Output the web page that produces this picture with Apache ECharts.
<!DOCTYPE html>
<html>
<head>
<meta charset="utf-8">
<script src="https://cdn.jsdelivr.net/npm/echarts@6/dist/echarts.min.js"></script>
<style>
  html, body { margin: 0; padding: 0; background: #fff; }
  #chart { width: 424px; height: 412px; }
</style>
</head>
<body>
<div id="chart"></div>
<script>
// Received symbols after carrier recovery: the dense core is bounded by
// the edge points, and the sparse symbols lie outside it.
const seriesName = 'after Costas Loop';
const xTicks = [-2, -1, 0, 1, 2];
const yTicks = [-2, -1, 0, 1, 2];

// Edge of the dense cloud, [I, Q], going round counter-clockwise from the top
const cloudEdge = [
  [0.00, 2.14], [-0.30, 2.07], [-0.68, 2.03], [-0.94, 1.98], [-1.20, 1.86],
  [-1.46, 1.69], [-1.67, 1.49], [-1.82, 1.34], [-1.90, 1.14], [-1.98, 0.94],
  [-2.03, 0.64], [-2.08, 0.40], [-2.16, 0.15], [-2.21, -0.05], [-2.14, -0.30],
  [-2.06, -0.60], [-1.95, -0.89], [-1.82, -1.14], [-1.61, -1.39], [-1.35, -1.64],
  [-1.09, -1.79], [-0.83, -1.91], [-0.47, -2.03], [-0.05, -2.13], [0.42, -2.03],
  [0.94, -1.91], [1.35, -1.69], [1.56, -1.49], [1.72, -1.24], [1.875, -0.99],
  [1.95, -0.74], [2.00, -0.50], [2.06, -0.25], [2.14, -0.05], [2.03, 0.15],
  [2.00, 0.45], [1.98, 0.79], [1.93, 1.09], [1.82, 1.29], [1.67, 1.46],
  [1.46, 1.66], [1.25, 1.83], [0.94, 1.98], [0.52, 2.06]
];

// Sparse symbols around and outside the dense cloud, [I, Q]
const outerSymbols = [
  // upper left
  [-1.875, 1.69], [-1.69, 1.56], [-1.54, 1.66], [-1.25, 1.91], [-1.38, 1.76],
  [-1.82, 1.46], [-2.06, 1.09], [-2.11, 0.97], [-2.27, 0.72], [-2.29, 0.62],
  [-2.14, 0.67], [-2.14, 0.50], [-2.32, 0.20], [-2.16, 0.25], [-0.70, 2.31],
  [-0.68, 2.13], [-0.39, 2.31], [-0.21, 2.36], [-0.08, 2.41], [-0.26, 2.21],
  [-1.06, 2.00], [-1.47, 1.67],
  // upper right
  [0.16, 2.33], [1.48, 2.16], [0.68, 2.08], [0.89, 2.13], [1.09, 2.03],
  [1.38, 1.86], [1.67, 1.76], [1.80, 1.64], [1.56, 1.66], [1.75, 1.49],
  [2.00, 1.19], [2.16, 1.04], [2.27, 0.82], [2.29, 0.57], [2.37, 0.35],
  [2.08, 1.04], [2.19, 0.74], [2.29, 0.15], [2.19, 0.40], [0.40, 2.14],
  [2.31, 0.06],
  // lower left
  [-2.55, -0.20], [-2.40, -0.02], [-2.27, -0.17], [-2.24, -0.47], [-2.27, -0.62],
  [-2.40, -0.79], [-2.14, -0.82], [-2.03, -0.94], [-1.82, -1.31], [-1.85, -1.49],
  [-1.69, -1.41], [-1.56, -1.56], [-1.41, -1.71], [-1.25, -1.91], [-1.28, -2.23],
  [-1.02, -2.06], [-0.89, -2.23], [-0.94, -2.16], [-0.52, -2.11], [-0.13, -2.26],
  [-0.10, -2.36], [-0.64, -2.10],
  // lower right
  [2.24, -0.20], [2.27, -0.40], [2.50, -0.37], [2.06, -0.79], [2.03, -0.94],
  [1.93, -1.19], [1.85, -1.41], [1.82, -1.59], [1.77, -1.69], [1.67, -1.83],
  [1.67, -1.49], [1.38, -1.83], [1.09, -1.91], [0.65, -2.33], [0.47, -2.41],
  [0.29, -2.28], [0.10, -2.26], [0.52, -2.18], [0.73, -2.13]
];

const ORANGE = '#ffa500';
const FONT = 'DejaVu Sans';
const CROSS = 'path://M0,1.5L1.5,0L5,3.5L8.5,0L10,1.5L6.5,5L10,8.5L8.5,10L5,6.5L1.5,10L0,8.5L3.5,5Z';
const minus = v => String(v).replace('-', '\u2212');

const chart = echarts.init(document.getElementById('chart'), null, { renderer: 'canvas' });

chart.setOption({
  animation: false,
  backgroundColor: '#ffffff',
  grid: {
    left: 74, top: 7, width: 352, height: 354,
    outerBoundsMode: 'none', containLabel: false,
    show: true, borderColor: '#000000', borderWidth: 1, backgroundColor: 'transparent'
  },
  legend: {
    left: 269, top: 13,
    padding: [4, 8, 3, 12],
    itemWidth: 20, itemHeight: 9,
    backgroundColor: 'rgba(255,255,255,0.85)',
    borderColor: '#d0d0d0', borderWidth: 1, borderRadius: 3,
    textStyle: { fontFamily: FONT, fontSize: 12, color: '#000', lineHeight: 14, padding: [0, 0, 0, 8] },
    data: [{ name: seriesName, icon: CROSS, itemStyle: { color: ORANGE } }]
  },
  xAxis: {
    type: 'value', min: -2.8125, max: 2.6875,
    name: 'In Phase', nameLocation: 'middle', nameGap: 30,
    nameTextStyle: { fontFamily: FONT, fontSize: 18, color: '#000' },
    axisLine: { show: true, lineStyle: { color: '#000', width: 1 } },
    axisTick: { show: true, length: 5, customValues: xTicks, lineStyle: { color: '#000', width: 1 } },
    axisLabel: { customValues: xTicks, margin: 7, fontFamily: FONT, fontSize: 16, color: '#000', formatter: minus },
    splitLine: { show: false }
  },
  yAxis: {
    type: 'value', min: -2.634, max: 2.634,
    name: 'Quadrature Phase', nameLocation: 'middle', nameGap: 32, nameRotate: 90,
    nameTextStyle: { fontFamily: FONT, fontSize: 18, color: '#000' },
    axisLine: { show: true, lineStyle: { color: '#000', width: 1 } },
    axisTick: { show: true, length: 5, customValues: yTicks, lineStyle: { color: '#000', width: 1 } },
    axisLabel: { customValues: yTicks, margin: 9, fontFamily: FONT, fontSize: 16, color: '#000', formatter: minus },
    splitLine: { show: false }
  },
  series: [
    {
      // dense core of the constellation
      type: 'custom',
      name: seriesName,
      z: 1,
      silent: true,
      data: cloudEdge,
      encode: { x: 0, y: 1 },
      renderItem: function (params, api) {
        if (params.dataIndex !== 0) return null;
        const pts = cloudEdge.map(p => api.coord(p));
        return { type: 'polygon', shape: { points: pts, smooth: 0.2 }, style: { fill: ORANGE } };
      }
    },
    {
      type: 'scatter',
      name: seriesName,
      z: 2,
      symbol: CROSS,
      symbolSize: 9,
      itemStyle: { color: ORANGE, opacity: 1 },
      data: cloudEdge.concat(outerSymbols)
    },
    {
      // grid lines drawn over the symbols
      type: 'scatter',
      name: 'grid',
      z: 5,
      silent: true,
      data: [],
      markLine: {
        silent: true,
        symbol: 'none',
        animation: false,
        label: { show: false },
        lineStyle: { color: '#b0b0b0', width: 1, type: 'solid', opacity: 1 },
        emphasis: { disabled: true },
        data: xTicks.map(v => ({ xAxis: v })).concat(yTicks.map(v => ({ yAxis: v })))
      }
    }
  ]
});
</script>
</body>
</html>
...
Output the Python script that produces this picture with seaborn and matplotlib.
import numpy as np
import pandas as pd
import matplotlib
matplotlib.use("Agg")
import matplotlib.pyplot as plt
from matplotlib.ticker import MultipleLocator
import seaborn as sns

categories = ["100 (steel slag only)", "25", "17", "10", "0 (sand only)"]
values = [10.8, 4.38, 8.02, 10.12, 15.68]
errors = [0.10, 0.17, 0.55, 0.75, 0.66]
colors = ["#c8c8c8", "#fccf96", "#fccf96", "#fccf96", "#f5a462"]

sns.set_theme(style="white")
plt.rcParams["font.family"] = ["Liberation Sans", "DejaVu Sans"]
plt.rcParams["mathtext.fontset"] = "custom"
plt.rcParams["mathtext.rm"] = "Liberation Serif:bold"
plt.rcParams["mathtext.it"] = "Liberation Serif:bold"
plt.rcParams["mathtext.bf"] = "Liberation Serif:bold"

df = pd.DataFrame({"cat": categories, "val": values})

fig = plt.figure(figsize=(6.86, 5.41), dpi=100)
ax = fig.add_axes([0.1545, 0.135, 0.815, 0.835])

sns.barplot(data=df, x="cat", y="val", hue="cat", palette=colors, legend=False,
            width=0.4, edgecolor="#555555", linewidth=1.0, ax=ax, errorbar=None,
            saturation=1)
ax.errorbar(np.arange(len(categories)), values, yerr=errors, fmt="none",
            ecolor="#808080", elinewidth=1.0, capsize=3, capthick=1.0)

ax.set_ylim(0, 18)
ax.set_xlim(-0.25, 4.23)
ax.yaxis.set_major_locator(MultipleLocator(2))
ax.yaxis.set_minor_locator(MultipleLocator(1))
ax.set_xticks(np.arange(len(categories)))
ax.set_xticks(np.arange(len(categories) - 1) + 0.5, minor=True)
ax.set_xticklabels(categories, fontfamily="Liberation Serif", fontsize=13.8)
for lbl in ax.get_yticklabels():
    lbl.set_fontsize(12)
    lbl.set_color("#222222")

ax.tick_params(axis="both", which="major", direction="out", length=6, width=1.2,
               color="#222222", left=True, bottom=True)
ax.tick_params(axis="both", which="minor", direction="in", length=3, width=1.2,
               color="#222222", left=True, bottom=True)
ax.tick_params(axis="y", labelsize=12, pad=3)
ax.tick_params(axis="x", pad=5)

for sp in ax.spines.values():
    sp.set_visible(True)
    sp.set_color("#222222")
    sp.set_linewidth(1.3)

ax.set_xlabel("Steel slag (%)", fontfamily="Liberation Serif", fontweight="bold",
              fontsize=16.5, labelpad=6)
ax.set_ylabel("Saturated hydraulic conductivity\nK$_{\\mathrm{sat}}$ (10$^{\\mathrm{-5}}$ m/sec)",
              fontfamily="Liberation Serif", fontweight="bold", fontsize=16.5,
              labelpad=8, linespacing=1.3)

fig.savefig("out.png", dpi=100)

Short exercise:
Your task is to repeat the lines from the one containing "Output the Python" to the one containing "import seaborn as sns", both lines included. Leave out every other line.

Task answer:
Output the Python script that produces this picture with seaborn and matplotlib.
import numpy as np
import pandas as pd
import matplotlib
matplotlib.use("Agg")
import matplotlib.pyplot as plt
from matplotlib.ticker import MultipleLocator
import seaborn as sns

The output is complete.